Hoy en día, como muchos filósofos han apuntado, estamos en la sociedad de la cancelación. Si algo no me gusta o me lleva la contraria, lo borro, lo elimino, con la violencia que esto implica. La búsqueda de la belleza cae en la inmediatez y en la homogeneización de criterios que se ponen de moda. Lo diferente asquea, revuelve, se aparta. La belleza atrae porque puede ser objeto de consumo, no sólo de contemplación. El caso es que muchos han comprado esta idea de lo bello e, inmersos como están en la supervivencia, no encuentran, ni desean, un tiempo para llenarse de belleza, sin caer en que nuestro tiempo aquí es tan ilimitado como incierto. 

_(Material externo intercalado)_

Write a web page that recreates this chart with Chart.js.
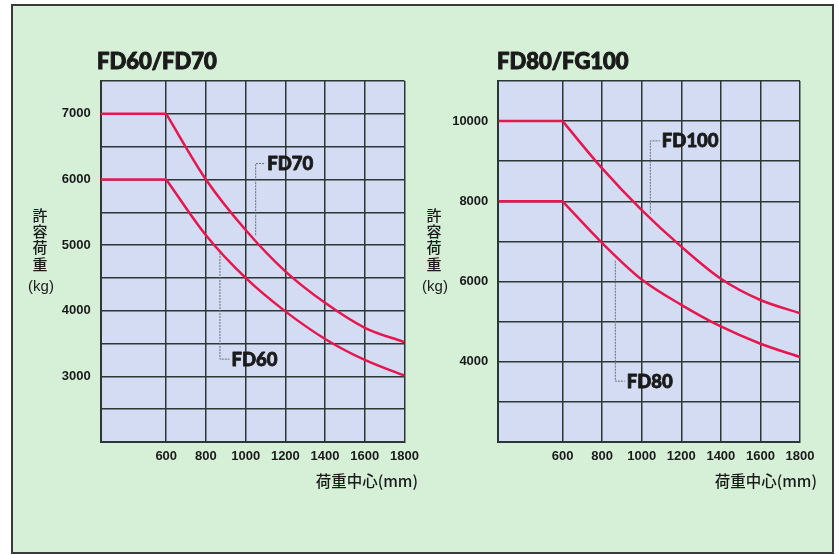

Recientemente volví a ver esa joya cinematográfica que es ‘Poetry’ el filme surcoreano dirigido por Lee Chang-Dong. En él, una mujer de 65 años que está comenzando a percibir que el olvido se apodera de ella, entra en un taller de poesía. Como se pueden imaginar es una historia bellísima, también estupendamente realizada, pero que provoca una cierta dosis de dolor en el espectador. Es una de esas películas que nos ayudan a enfrentar la muerte y como reverso indisoluble, a vivir, mientras podamos, una buena vida. Es un reto buscar la belleza cada día en algo, aunque sea una nimiedad. Quizá escribirlo en unas cuartillas o en un cuaderno, a mano, con el calor de nuestro pulso. Recoger la belleza en los despertares que implica el darse cuenta de algo que antes no veíamos, en esas experiencias sensoriales y emocionales a las que estamos expuestos siempre, acorchados muchas veces por la prisa. 

En definitiva, ser exploradores, exponernos, ver más allá, ser permeables a lo nuevo, a lo diferente. Y cerrar los ojos.